There are several possible reasons for this difference. The first is the presence of outliers that
can be seen in Figure 1. The outside data points, at 35% and 95%, do not fit the curve, and most likely skewed the curve. These outliers may be the result of human error in measurement or may indicate that the curve is less reliable at the highest and lowest ABV values.
Another possible reason for the consistent difference between the predicted and sampled ABV valued is that commercial alcohols often contain ingredients other than ethanol and water. Most important among these are likely to be ingredients added for flavor. For example, both the sampled whiskey and rum liquors were aged in barrels so that they would pick up flavor from the wood.2,3 However, the grain alcohol sample indicates that added ingredients may not be the main cause of the discrepancy, because Everclear is unflavored.

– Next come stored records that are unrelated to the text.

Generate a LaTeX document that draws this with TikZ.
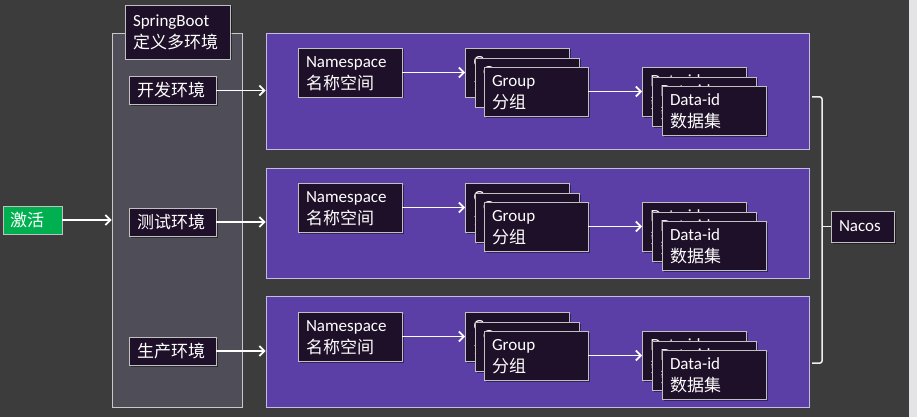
\documentclass[tikz,border=0pt]{standalone}
\usepackage{fontspec}
\setmainfont{Carlito}
\newfontfamily\cjk{Noto Sans CJK SC}
\usetikzlibrary{arrows.meta,shadows}
\definecolor{bgc}{HTML}{3C3C3C}
\definecolor{stripc}{HTML}{E4E4E8}
\definecolor{panelgray}{HTML}{4F4E58}
\definecolor{panelline}{HTML}{C8C8C8}
\definecolor{purp}{HTML}{5B3FA6}
\definecolor{purpline}{HTML}{C4BCE4}
\definecolor{boxfill}{HTML}{1E1028}
\definecolor{boxline}{HTML}{C0C0C0}
\definecolor{greenc}{HTML}{00B050}
\begin{document}
\begin{tikzpicture}[x=1pt,y=-1pt,
  txt/.style={font=\fontsize{17}{22}\selectfont, text=white},
  box/.style={txt, draw=boxline, fill=boxfill, line width=0.8pt, inner xsep=8pt, inner ysep=0pt, align=left,
    drop shadow={shadow xshift=1.5pt, shadow yshift=-1.5pt, opacity=0.45, fill=black}},
  bigbox/.style={box, text width=88pt, minimum height=49pt, execute at begin node={\rule{0pt}{14pt}}},
  envbox/.style={box, text width=71pt, minimum height=28pt},
  panel/.style={draw=purpline, fill=purp, line width=0.8pt, minimum width=543pt},
  arr/.style={draw=white, line width=1.8pt, -{Straight Barb[length=5pt,width=10pt,line width=1.8pt]}},
  brace/.style={draw=white!94!black, line width=1.5pt}
]
\useasboundingbox (0,0) rectangle (917,417);
\fill[bgc] (0,0) rectangle (917,417);
\fill[stripc] (909,0) rectangle (917,417);

% left gray panel
\node[draw=panelline, fill=panelgray, line width=0.8pt, minimum width=130pt, minimum height=374pt] (gp) at (177,220) {};
\node[box, text width=89pt, minimum height=54pt, execute at begin node={\rule{0pt}{13pt}}] (sb) at (177.5,32) {SpringBoot\\{\cjk 定义多环境}};
\node[envbox] (kf) at (172.5,90.5) {\cjk 开发环境};
\node[envbox] (cs) at (172.5,222) {\cjk 测试环境};
\node[envbox] (sc) at (172.5,351) {\cjk 生产环境};

% activate
\node[txt, draw=boxline, fill=greenc, line width=0.8pt, inner xsep=7pt, inner ysep=0pt, text width=45pt, minimum height=28pt, align=left] (jh) at (32.5,220) {\cjk 激活};
\draw[arr] (jh.east) -- (jh.east -| gp.west);

% purple panels
\node[panel, minimum height=116pt] (p1) at (537.5,91) {};
\node[panel, minimum height=110pt] (p2) at (537.5,223) {};
\node[panel, minimum height=111pt] (p3) at (537.5,351.5) {};

\draw[arr] (kf.east) -- (kf.east -| p1.west);
\draw[arr] (cs.east) -- (cs.east -| p2.west);
\draw[arr] (sc.east) -- (sc.east -| p3.west);

\foreach \k/\dy in {1/0,2/135,3/264}{
  \node[bigbox] (ns\k) at (350,72.5+\dy) {Namespace\\{\cjk 名称空间}};
  \node[bigbox] (gb\k) at (517.5,72.5+\dy) {Group\\{\cjk 分组}};
  \node[bigbox] (gm\k) at (527,82.5+\dy) {Group\\{\cjk 分组}};
  \node[bigbox] (gf\k) at (536,91.5+\dy) {Group\\{\cjk 分组}};
  \node[bigbox] (db\k) at (694.5,91.5+\dy) {Data-id\\{\cjk 数据集}};
  \node[bigbox] (dm\k) at (704.5,101.5+\dy) {Data-id\\{\cjk 数据集}};
  \node[bigbox] (df\k) at (714,110.5+\dy) {Data-id\\{\cjk 数据集}};
  \draw[arr] (ns\k.east) -- (gb\k.west);
  \draw[arr] (gf\k.east) -- (db\k.west);
}

% Nacos and bracket
\node[box, text width=47pt, minimum height=31pt] (nacos) at (862.5,226.5) {Nacos};
\coordinate (bt) at (812,97);
\coordinate (bb) at (812,363);
\coordinate (bm) at (822,226.5);
\draw[brace, rounded corners=2pt] (bt) -- (bt -| bm) -- (bb -| bm) -- (bb);
\draw[brace] (bm) -- (nacos.west);
\end{tikzpicture}
\end{document}
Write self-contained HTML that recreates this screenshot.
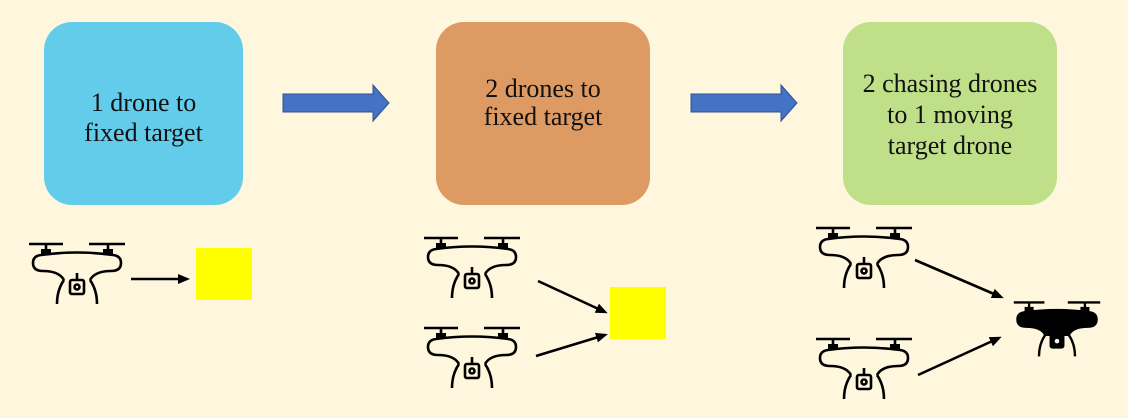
<!DOCTYPE html><html><head><style>
body{margin:0;background:#FEF7DE;}
.b{position:absolute;border-radius:28px;display:flex;align-items:center;justify-content:center;text-align:center;font:26px/31px "Liberation Serif",serif;color:#111;box-sizing:border-box}
</style></head><body>
<div style="position:relative;width:1128px;height:418px;overflow:hidden">
<div class="b" style="left:44px;top:22px;width:199px;height:183px;background:#63CCEA;padding-top:8px;line-height:30px">1 drone to<br>fixed target</div>
<div class="b" style="left:436px;top:22px;width:214px;height:183px;background:#DD9A62;align-items:flex-start;padding-top:53px;line-height:28px">2 drones to<br>fixed target</div>
<div class="b" style="left:843px;top:22px;width:214px;height:183px;background:#BFDF88;padding-top:2px">2 chasing drones<br>to 1 moving<br>target drone</div>
<svg width="1128" height="418" style="position:absolute;left:0;top:0">
<defs>
<g id="d" fill="none" stroke="#000" stroke-width="2.6">
<path d="M2 6H36M62 6H98M19 6V12M81 6V12"/>
<rect x="14" y="11" width="10" height="6" fill="#000" stroke="none"/><rect x="76" y="11" width="10" height="6" fill="#000" stroke="none"/>
<path d="M14 17 Q50 12 86 17 Q94 18 94 25 Q94 33 84 33 Q68 33 63 42 M14 17 Q6 18 6 25 Q6 33 16 33 Q32 33 37 42"/>
<path d="M37 42 Q30 52 30 66 M63 42 Q70 52 70 66"/>
<path d="M50 35V42"/><rect x="43" y="42" width="14" height="14" rx="2"/><circle cx="50" cy="49" r="2.5"/>
</g>
<g id="k" stroke="#000" stroke-width="2.6">
<path d="M2 6H36M62 6H98M19 6V12M81 6V12" fill="none"/>
<rect x="14" y="11" width="10" height="6" fill="#000" stroke="none"/><rect x="76" y="11" width="10" height="6" fill="#000" stroke="none"/>
<path d="M14 17 Q50 12 86 17 Q94 18 94 25 Q94 33 84 33 Q68 33 63 42 L37 42 Q32 33 16 33 Q6 33 6 25 Q6 18 14 17Z" fill="#000"/>
<path d="M37 42 Q30 52 30 66 M63 42 Q70 52 70 66" fill="none"/>
<rect x="43" y="40" width="14" height="16" rx="2" fill="#000"/><circle cx="50" cy="49" r="2.5" fill="#fff" stroke="none"/>
</g>
<marker id="a" markerWidth="12" markerHeight="10" refX="9" refY="5" orient="auto" markerUnits="userSpaceOnUse"><path d="M0 0L12 5L0 10Z" fill="#000"/></marker>
</defs>
<use href="#d" transform="translate(27,238)"/>
<use href="#d" transform="translate(422,232)"/>
<use href="#d" transform="translate(422,322)"/>
<use href="#d" transform="translate(814,222)"/>
<use href="#d" transform="translate(814,333)"/>
<use href="#k" transform="translate(1012,297) scale(0.9)"/>
<rect x="196" y="248" width="56" height="52" fill="#FFFF00"/>
<rect x="610" y="287" width="56" height="52" fill="#FFFF00"/>
<g stroke="#000" stroke-width="2.6" marker-end="url(#a)">
<line x1="131" y1="279" x2="187" y2="279"/>
<line x1="538" y1="281" x2="605" y2="312"/>
<line x1="536" y1="356" x2="605" y2="335"/>
<line x1="915" y1="260" x2="1001" y2="297"/>
<line x1="918" y1="375" x2="999" y2="338"/>
</g>
<path d="M283 94H373V85L389 103L373 121V112H283Z" fill="#4472C4" stroke="#2F528F" stroke-width="1"/>
<path d="M691 94H781V85L797 103L781 121V112H691Z" fill="#4472C4" stroke="#2F528F" stroke-width="1"/>
</svg></div></body></html>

The last factor that may account for the discrepancy is the effect of temperature on density. This experiment was done at 20 degrees C, but it’s possible that proof alcohol for commercial labels is calculated at a different temperature. It’s also possible that the temperatures, and hence the densities, of the solutions changed after they were prepared and allowed to rest at room temperature.
Overall, however, it should be noted the percent error between the predicted and sampled ABV was small. The curve proved to be a very reliable predictor of relative ABV, meaning that the curve could be used to accurately predict the difference between ABV in an ethanol/water solution. The curve was also a somewhat reliable predictor of ABV.
1. Gately, I. Drink: A Cultural History of Alcohol; Gotham: New York, 2009.
2. Pacult, F.P. American Still Life: The Jim Beam Story and the Making of the World’s #1 Bourbon; Wiley: New York, 2003.
3. Gjelten, T. Bacardi and the Long Fight for Cuba: The Biography of a Cause; Viking: New York, 2008.